* _GIVEN MATERIAL_:
— BEGIN —

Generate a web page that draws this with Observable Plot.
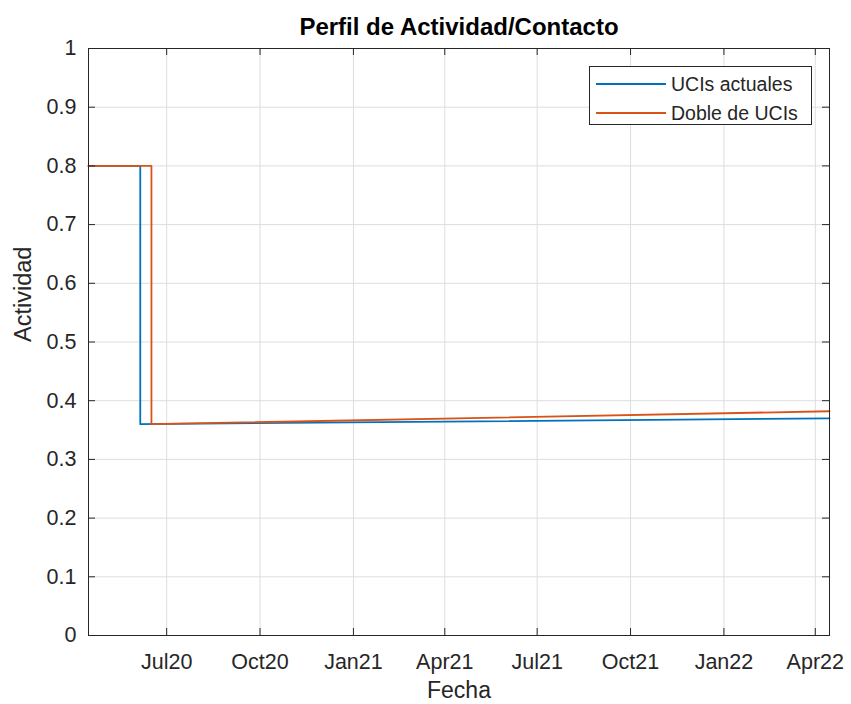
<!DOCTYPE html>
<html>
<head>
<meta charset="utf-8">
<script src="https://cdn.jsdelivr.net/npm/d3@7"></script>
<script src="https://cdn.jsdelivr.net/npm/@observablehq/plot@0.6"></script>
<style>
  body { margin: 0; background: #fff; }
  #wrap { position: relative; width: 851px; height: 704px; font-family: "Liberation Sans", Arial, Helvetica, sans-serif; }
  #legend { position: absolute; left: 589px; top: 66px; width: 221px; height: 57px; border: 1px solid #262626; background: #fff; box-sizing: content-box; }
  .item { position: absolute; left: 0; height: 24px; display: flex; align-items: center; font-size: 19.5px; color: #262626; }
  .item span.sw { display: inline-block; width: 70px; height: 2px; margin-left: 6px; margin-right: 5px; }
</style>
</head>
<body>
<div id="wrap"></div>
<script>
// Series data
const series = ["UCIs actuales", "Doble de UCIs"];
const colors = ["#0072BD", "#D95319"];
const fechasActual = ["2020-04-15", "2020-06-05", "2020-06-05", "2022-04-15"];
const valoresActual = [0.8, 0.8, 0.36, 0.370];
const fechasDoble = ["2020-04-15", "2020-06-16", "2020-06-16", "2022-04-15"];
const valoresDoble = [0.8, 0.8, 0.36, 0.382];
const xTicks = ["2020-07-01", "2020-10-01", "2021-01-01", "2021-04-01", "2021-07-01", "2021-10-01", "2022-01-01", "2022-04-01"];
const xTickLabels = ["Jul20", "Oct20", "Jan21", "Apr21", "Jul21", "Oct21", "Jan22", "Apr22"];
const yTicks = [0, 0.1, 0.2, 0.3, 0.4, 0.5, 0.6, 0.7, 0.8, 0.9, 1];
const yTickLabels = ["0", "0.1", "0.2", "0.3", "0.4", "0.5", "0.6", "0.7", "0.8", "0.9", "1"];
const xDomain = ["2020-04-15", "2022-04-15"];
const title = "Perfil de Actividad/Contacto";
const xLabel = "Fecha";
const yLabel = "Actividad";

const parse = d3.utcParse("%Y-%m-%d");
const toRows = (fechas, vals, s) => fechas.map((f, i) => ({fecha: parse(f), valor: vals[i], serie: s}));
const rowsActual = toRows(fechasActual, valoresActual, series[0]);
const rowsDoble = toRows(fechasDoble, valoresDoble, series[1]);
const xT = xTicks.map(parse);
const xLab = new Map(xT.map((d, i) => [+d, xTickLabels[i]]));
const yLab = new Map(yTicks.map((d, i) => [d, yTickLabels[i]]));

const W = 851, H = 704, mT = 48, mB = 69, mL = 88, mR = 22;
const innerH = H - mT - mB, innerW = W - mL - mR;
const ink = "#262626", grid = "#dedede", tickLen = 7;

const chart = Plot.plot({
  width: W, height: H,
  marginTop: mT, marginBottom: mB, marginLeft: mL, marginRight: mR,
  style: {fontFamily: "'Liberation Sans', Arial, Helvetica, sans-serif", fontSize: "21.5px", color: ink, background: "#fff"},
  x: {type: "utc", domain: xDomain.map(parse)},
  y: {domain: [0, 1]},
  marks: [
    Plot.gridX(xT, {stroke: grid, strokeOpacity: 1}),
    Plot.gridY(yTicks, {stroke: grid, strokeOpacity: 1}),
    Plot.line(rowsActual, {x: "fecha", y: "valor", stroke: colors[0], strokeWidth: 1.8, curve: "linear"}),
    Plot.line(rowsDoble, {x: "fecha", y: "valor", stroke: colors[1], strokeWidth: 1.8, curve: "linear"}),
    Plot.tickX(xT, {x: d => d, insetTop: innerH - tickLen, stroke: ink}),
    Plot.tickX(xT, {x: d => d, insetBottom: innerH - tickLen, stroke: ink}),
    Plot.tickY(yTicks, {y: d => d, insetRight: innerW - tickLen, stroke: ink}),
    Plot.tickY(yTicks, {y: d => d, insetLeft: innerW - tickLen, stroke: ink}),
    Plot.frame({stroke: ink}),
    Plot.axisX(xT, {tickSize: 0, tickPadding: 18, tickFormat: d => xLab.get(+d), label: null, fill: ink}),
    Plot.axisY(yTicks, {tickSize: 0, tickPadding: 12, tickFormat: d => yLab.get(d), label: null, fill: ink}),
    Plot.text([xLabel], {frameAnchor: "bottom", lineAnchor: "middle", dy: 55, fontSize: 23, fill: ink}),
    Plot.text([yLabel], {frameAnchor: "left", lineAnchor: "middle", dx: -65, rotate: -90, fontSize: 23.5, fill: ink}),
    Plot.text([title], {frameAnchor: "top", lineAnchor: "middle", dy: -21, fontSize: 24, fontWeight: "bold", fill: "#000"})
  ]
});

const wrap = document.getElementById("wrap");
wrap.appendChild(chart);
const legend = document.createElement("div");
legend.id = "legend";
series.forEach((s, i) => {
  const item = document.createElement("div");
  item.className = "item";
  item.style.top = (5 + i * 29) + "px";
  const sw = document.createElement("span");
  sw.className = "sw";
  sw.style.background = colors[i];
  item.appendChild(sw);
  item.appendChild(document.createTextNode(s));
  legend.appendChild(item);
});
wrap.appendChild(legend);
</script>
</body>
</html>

— END —

* _WHAT IS EXPECTED_: Transcribe the listing above verbatim. Omit the pictures.

* _EXERCISE ANSWER_:
Generate a web page that draws this with Observable Plot.
<!DOCTYPE html>
<html>
<head>
<meta charset="utf-8">
<script src="https://cdn.jsdelivr.net/npm/d3@7"></script>
<script src="https://cdn.jsdelivr.net/npm/@observablehq/plot@0.6"></script>
<style>
  body { margin: 0; background: #fff; }
  #wrap { position: relative; width: 851px; height: 704px; font-family: "Liberation Sans", Arial, Helvetica, sans-serif; }
  #legend { position: absolute; left: 589px; top: 66px; width: 221px; height: 57px; border: 1px solid #262626; background: #fff; box-sizing: content-box; }
  .item { position: absolute; left: 0; height: 24px; display: flex; align-items: center; font-size: 19.5px; color: #262626; }
  .item span.sw { display: inline-block; width: 70px; height: 2px; margin-left: 6px; margin-right: 5px; }
</style>
</head>
<body>
<div id="wrap"></div>
<script>
// Series data
const series = ["UCIs actuales", "Doble de UCIs"];
const colors = ["#0072BD", "#D95319"];
const fechasActual = ["2020-04-15", "2020-06-05", "2020-06-05", "2022-04-15"];
const valoresActual = [0.8, 0.8, 0.36, 0.370];
const fechasDoble = ["2020-04-15", "2020-06-16", "2020-06-16", "2022-04-15"];
const valoresDoble = [0.8, 0.8, 0.36, 0.382];
const xTicks = ["2020-07-01", "2020-10-01", "2021-01-01", "2021-04-01", "2021-07-01", "2021-10-01", "2022-01-01", "2022-04-01"];
const xTickLabels = ["Jul20", "Oct20", "Jan21", "Apr21", "Jul21", "Oct21", "Jan22", "Apr22"];
const yTicks = [0, 0.1, 0.2, 0.3, 0.4, 0.5, 0.6, 0.7, 0.8, 0.9, 1];
const yTickLabels = ["0", "0.1", "0.2", "0.3", "0.4", "0.5", "0.6", "0.7", "0.8", "0.9", "1"];
const xDomain = ["2020-04-15", "2022-04-15"];
const title = "Perfil de Actividad/Contacto";
const xLabel = "Fecha";
const yLabel = "Actividad";

const parse = d3.utcParse("%Y-%m-%d");
const toRows = (fechas, vals, s) => fechas.map((f, i) => ({fecha: parse(f), valor: vals[i], serie: s}));
const rowsActual = toRows(fechasActual, valoresActual, series[0]);
const rowsDoble = toRows(fechasDoble, valoresDoble, series[1]);
const xT = xTicks.map(parse);
const xLab = new Map(xT.map((d, i) => [+d, xTickLabels[i]]));
const yLab = new Map(yTicks.map((d, i) => [d, yTickLabels[i]]));

const W = 851, H = 704, mT = 48, mB = 69, mL = 88, mR = 22;
const innerH = H - mT - mB, innerW = W - mL - mR;
const ink = "#262626", grid = "#dedede", tickLen = 7;

const chart = Plot.plot({
  width: W, height: H,
  marginTop: mT, marginBottom: mB, marginLeft: mL, marginRight: mR,
  style: {fontFamily: "'Liberation Sans', Arial, Helvetica, sans-serif", fontSize: "21.5px", color: ink, background: "#fff"},
  x: {type: "utc", domain: xDomain.map(parse)},
  y: {domain: [0, 1]},
  marks: [
    Plot.gridX(xT, {stroke: grid, strokeOpacity: 1}),
    Plot.gridY(yTicks, {stroke: grid, strokeOpacity: 1}),
    Plot.line(rowsActual, {x: "fecha", y: "valor", stroke: colors[0], strokeWidth: 1.8, curve: "linear"}),
    Plot.line(rowsDoble, {x: "fecha", y: "valor", stroke: colors[1], strokeWidth: 1.8, curve: "linear"}),
    Plot.tickX(xT, {x: d => d, insetTop: innerH - tickLen, stroke: ink}),
    Plot.tickX(xT, {x: d => d, insetBottom: innerH - tickLen, stroke: ink}),
    Plot.tickY(yTicks, {y: d => d, insetRight: innerW - tickLen, stroke: ink}),
    Plot.tickY(yTicks, {y: d => d, insetLeft: innerW - tickLen, stroke: ink}),
    Plot.frame({stroke: ink}),
    Plot.axisX(xT, {tickSize: 0, tickPadding: 18, tickFormat: d => xLab.get(+d), label: null, fill: ink}),
    Plot.axisY(yTicks, {tickSize: 0, tickPadding: 12, tickFormat: d => yLab.get(d), label: null, fill: ink}),
    Plot.text([xLabel], {frameAnchor: "bottom", lineAnchor: "middle", dy: 55, fontSize: 23, fill: ink}),
    Plot.text([yLabel], {frameAnchor: "left", lineAnchor: "middle", dx: -65, rotate: -90, fontSize: 23.5, fill: ink}),
    Plot.text([title], {frameAnchor: "top", lineAnchor: "middle", dy: -21, fontSize: 24, fontWeight: "bold", fill: "#000"})
  ]
});

const wrap = document.getElementById("wrap");
wrap.appendChild(chart);
const legend = document.createElement("div");
legend.id = "legend";
series.forEach((s, i) => {
  const item = document.createElement("div");
  item.className = "item";
  item.style.top = (5 + i * 29) + "px";
  const sw = document.createElement("span");
  sw.className = "sw";
  sw.style.background = colors[i];
  item.appendChild(sw);
  item.appendChild(document.createTextNode(s));
  legend.appendChild(item);
});
wrap.appendChild(legend);
</script>
</body>
</html>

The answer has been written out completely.